Are there any inconsistencies? For example, does the highlight tagging state that you're maintaining for each line suggest that the last line of a shard is "in a multiline comment" and the first line of the next shard is "in regular text"? If so, smooth over the difference — start with the "in a multiline comment" state, and re-highlight the next shard, sequentially line-by-line, until you encounter a line that agrees with the state you've now reached (with the information from the previous shard).

Statistics says that it will be a few lines, or a few tens of lines, or a few hundred lines. Tens of thousands of lines? Most likely not. Millions? Never seen it.

I call this the "drywall trick" — when you join two pieces of drywall together, you kind of smooth over the joints with tape and mud.
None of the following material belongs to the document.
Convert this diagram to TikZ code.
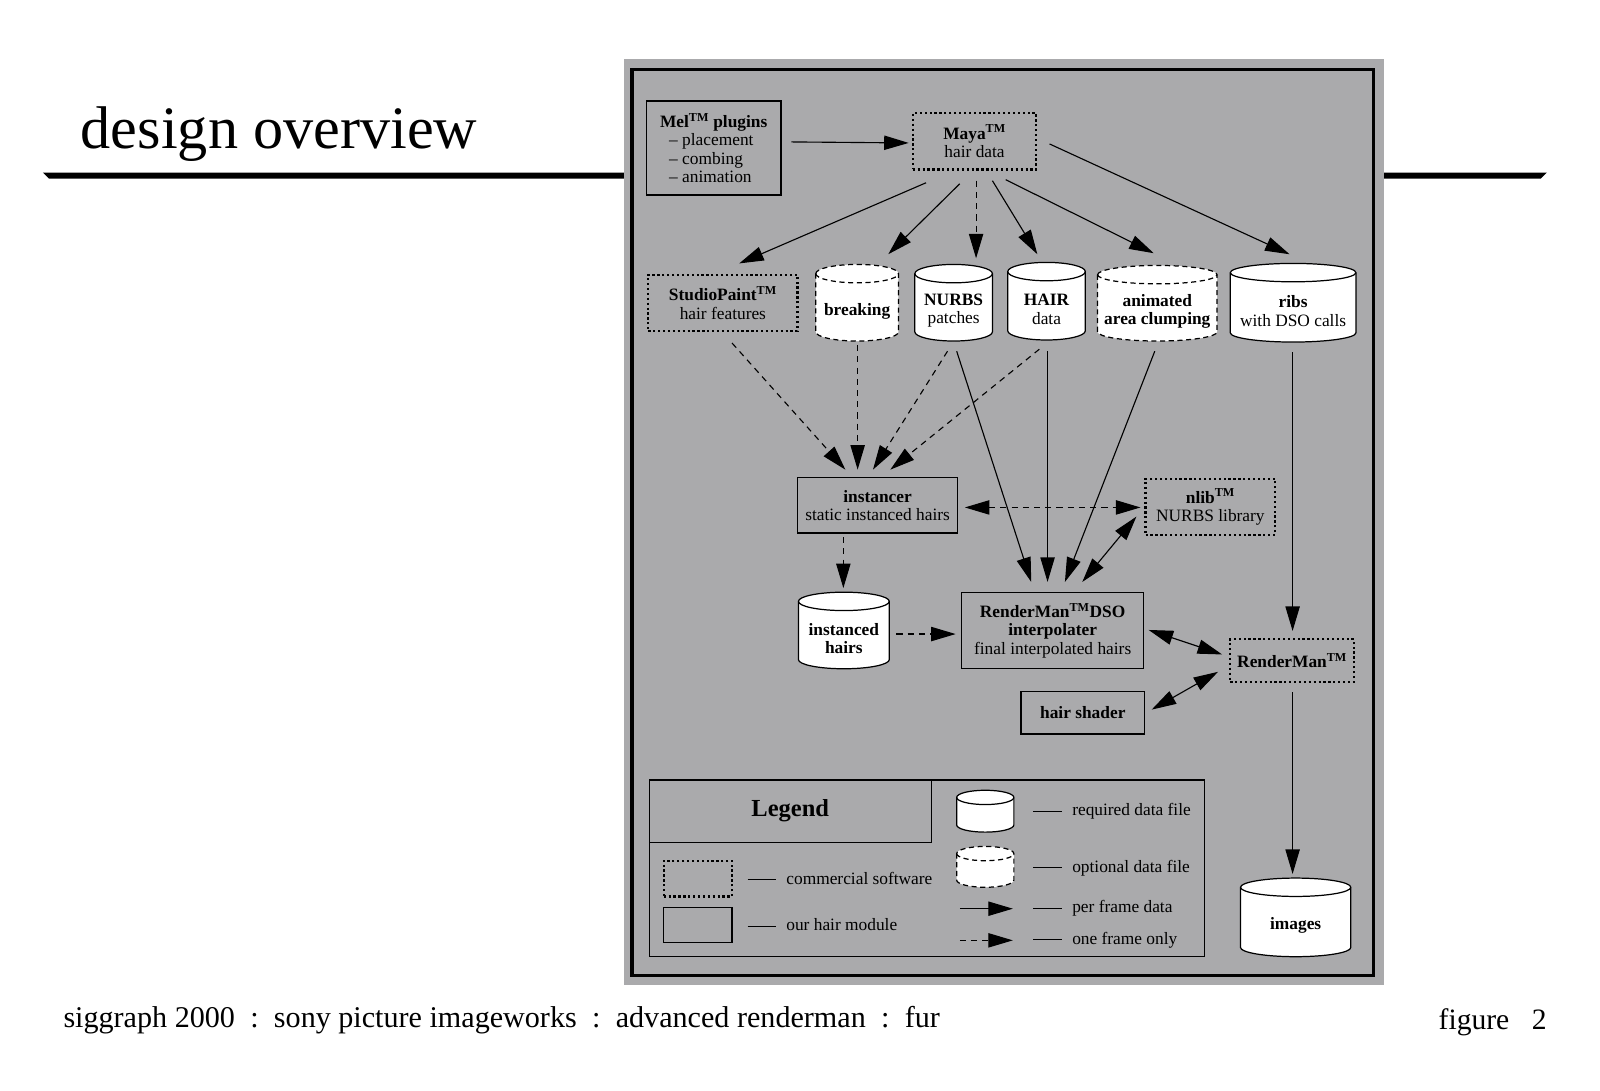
\documentclass[tikz,border=0pt]{standalone}
\usepackage{fontspec}
\setmainfont{Liberation Serif}
\usetikzlibrary{arrows.meta}
\definecolor{panel}{RGB}{170,170,172}
\newcommand\fs{\fontsize{17}{18}\selectfont}
\newcommand\tm{\textsuperscript{TM}}
% name, cx, cy(px), w, h, ry, style, text
\newcommand\cyl[8]{%
  \draw[#7] ({#2-#4/2},{-#3+#5/2-#6}) -- ({#2-#4/2},{-#3-#5/2+#6})
    arc[start angle=180,end angle=360,x radius={#4/2},y radius={#6}]
    -- ({#2+#4/2},{-#3+#5/2-#6})
    arc[start angle=0,end angle=180,x radius={#4/2},y radius={#6}] -- cycle;
  \draw[#7,fill=none] ({#2-#4/2},{-#3+#5/2-#6})
    arc[start angle=180,end angle=360,x radius={#4/2},y radius={#6}];
  \node[txt,minimum width=#4,minimum height={#5-16}] (#1) at (#2,{-#3-8}) {#8};}
\begin{document}
\begin{tikzpicture}[x=1pt,y=1pt,
  txt/.style={inner sep=0pt,align=center,font=\fs},
  box/.style={txt,draw,line width=1.2pt},
  comm/.style={txt,draw,line width=2.2pt,dash pattern=on 2.2pt off 2.6pt},
  reqcyl/.style={draw,fill=white,line width=1.2pt},
  optcyl/.style={draw,fill=white,line width=1.2pt,dash pattern=on 5pt off 3.5pt},
  tip/.tip={Triangle[length=24pt,width=14pt]},
  arr/.style={line width=1.1pt,-tip},
  darr/.style={arr,dash pattern=on 6pt off 5pt},
  biarr/.style={line width=1.1pt,tip-tip},
  dbiarr/.style={biarr,dash pattern=on 6pt off 5pt}]
\useasboundingbox (0,0) rectangle (1600,-1090);
\fill[white] (0,0) rectangle (1600,-1090);
\begin{scope}[transform canvas={scale=1.021}]
% header rule
\fill (42,-169) -- (1515,-169) -- (1509,-175) -- (48,-175) -- cycle;
\node[anchor=base west,inner sep=0pt,font=\fontsize{59}{60}\selectfont] (title) at (79,-145) {design overview};
% panel
\fill[panel] (611,-58) rectangle (1356,-965);
\draw[line width=3pt] (619,-68) rectangle (1345,-955);
% boxes
\node[box,minimum width=132,minimum height=92,align=left] (mel) at (699,-145)
  {\textbf{Mel\tm\ plugins}\\\hspace*{9pt}-- placement\\\hspace*{9pt}-- combing\\\hspace*{9pt}-- animation};
\node[comm,minimum width=121,minimum height=55] (maya) at (954.5,-138.5) {\textbf{Maya\tm}\\hair data};
\node[comm,minimum width=146,minimum height=55] (sp) at (708,-296.5) {\textbf{StudioPaint\tm}\\hair features};
\cyl{brk}{839.5}{296.5}{81}{75}{9}{optcyl}{\textbf{breaking}}
\cyl{nurbs}{934}{296.5}{76}{75}{9}{reqcyl}{\textbf{NURBS}\\patches}
\cyl{hair}{1025}{295}{76}{76}{9}{reqcyl}{\textbf{HAIR}\\data}
\cyl{anim}{1133.5}{297}{117}{74}{9}{optcyl}{\textbf{animated}\\\textbf{area clumping}}
\cyl{ribs}{1266.5}{296.5}{123}{77}{9}{reqcyl}{\textbf{ribs}\\with DSO calls}
\node[box,minimum width=157,minimum height=54] (inst) at (859.5,-495) {\textbf{instancer}\\static instanced hairs};
\node[comm,minimum width=127,minimum height=55] (nlib) at (1185.5,-496.5) {\textbf{nlib\tm}\\NURBS library};
\cyl{ih}{826.5}{617.5}{89}{75}{9}{reqcyl}{\textbf{instanced}\\\textbf{hairs}}
\node[box,minimum width=178,minimum height=75] (dso) at (1031,-617.5) {\textbf{RenderMan\tm DSO}\\\textbf{interpolater}\\final interpolated hairs};
\node[comm,minimum width=121,minimum height=42] (rm) at (1265.5,-647) {\textbf{RenderMan\tm}};
\node[box,minimum width=121,minimum height=42] (shader) at (1060.5,-698) {\textbf{hair shader}};
\cyl{img}{1269}{898.5}{108}{77}{9}{reqcyl}{\textbf{images}}
% connectors
\draw[arr] ([shift={(76,6)}]mel.center) -- ([shift={(-64.5,-1.5)}]maya.center);
\draw[arr] ([shift={(-47.5,-40.5)}]maya.center) -- ([shift={(16,38.5)}]sp.center);
\draw[arr] ([shift={(-14.5,-41.5)}]maya.center) -- ([shift={(30.5,55.5)}]brk.center);
\draw[darr] ([shift={(1.5,-38.5)}]maya.center) -- ([shift={(22,51.5)}]nurbs.center);
\draw[arr] ([shift={(17.5,-38.5)}]maya.center) -- ([shift={(-9,54)}]hair.center);
\draw[arr] ([shift={(30.5,-37.5)}]maya.center) -- ([shift={(-3.5,57)}]anim.center);
\draw[arr] ([shift={(73.5,-2.5)}]maya.center) -- ([shift={(-3.5,55.5)}]ribs.center);
\draw[darr] ([shift={(9,-39.5)}]sp.center) -- ([shift={(-31.5,35)}]inst.center);
\draw[darr] ([shift={(0.5,-33.5)}]brk.center) -- ([shift={(-19.5,35)}]inst.center);
\draw[darr] ([shift={(-6,-39.5)}]nurbs.center) -- ([shift={(-4.5,35)}]inst.center);
\draw[darr] ([shift={(-7,-39)}]hair.center) -- ([shift={(12.5,35)}]inst.center);
\draw[arr] ([shift={(3,-39.5)}]nurbs.center) -- ([shift={(-21,47.5)}]dso.center);
\draw[arr] ([shift={(1,-41)}]hair.center) -- ([shift={(-5,47.5)}]dso.center);
\draw[arr] ([shift={(-2.5,-39)}]anim.center) -- ([shift={(12,47.5)}]dso.center);
\draw[dbiarr] ([shift={(85.5,-2)}]inst.center) -- ([shift={(-68.5,-0.5)}]nlib.center);
\draw[biarr] ([shift={(-72.5,-9.5)}]nlib.center) -- ([shift={(29,47.5)}]dso.center);
\draw[darr] ([shift={(-33.5,-31)}]inst.center) -- ([shift={(-0.5,49.5)}]ih.center);
\draw[darr] ([shift={(51.5,4.5)}]ih.center) -- ([shift={(-95,-3.5)}]dso.center);
\draw[biarr] ([shift={(94,0.5)}]dso.center) -- ([shift={(-68.5,6)}]rm.center);
\draw[biarr] ([shift={(67.5,3)}]shader.center) -- ([shift={(-72.5,-11)}]rm.center);
\draw[arr] ([shift={(-0.5,-40.5)}]ribs.center) -- ([shift={(0.5,29)}]rm.center);
\draw[arr] ([shift={(0.5,-31)}]rm.center) -- ([shift={(-3,50.5)}]img.center);
% legend
\node[draw,line width=1.2pt,minimum width=544,minimum height=173,inner sep=0pt] (legend) at (908,-850.5) {};
\node[draw,line width=1.2pt,minimum width=276,minimum height=61,inner sep=0pt,font=\fontsize{24}{26}\selectfont] (legtitle) at (774,-794.5) {\textbf{Legend}};
\node[comm,minimum width=67,minimum height=35] (lgc) at (683.5,-860.5) {};
\node[box,minimum width=67,minimum height=34] (lgo) at (683.5,-906) {};
\node[txt,anchor=west] (lt1) at (732,-860) {\rule[4.5pt]{28pt}{0.6pt}\hspace{10pt}commercial software};
\node[txt,anchor=west] (lt2) at (732,-906) {\rule[4.5pt]{28pt}{0.6pt}\hspace{10pt}our hair module};
\cyl{lreq}{965}{794.5}{56}{41}{7}{reqcyl}{}
\cyl{lopt}{965}{849}{56}{40}{7}{optcyl}{}
\node[txt,anchor=west] (lt3) at (1012,-795) {\rule[4.5pt]{28pt}{0.6pt}\hspace{10pt}required data file};
\node[txt,anchor=west] (lt4) at (1012,-850) {\rule[4.5pt]{28pt}{0.6pt}\hspace{10pt}optional data file};
\node[txt,anchor=west] (lt5) at (1012,-890) {\rule[4.5pt]{28pt}{0.6pt}\hspace{10pt}per frame data};
\node[txt,anchor=west] (lt6) at (1012,-921) {\rule[4.5pt]{28pt}{0.6pt}\hspace{10pt}one frame only};
\coordinate (la1) at (940,-890); \coordinate (la2) at (992,-890);
\coordinate (lb1) at (940,-921); \coordinate (lb2) at (992,-921);
\draw[arr] (la1) -- (la2);
\draw[darr] (lb1) -- (lb2);
% footer
\node[anchor=base west,inner sep=0pt,font=\fontsize{29.5}{30}\selectfont] (foot) at (62,-1006)
  {siggraph 2000\hspace{15pt}:\hspace{15pt}sony picture imageworks\hspace{15pt}:\hspace{15pt}advanced renderman\hspace{15pt}:\hspace{15pt}fur};
\node[anchor=base east,inner sep=0pt,font=\fontsize{29}{30}\selectfont] (fig) at (1515,-1008) {figure\hspace{22pt}2};
\end{scope}
\end{tikzpicture}
\end{document}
The rest of the drywall surface (in fact, the vast majority of it), is a smooth plane that doesn't need any further work.

Conclusion

Just because something doesn't "look" shardable doesn't mean that it can't be sharded.

Frequently Anticipated Questions

What's the best choice for sharding? Should I go by number of CPUs or some fixed size "work item" quanta? As with most things, the answer is, "it depends." Some examples follow. In the hashing case, it really doesn't matter from the point of view of the result — since the size of the object being hashed is an implicit factor in the resultant hash (two objects of different sizes almost certainly won't have the same hash), whether you compute 24 equal sized hashes and then a hash-of-hashes, or whether you chunk the file into 64k blocks and hash the blocks, really won't affect the end-goal of coming up with a unique "signature" of the file. Where it will make a difference is if you run the editor on one box with 24 CPUs and then expect to compare hashes when running it on another box with 32 CPUs — since you've hashed / sharded based on the number of CPUs, your resultant hash isn't going to be portable unless the CPU count is included in the meta data. In that case, going by fixed chunk size is way more portable. In the highlighting case, it doesn't matter as much , because the final product is the same regardless of whether you went by number of CPUs or by chunk size. I haven't (yet) done the research on the efficiency of sharding by CPU vs chunk on this one, but will be doing so soon. My initial implementation will probably just shard over the number of CPUs.
So how much faster is a sharded hash? I'm glad you asked — I just did that this morning; I went with a 64k line "block size" for the hash, which on the benchmark file I use translates to around 3 MB of data. Each block is done in anywhere between 5 ms and 12 ms or so depending on the actual data size and CPU loading. The total results are that the hash went from 750 ms to a mere 115 ms — or about 6.5X faster! [Why not 24X faster, since I have 24 threads available? I'm guessing maybe memory bandwidth: 20MB in 115 ms is 8GB/s and the DDR4 I have in my machine probably peaks around 24GB/s, so I'm running at 1/3 of the memory bandwidth.]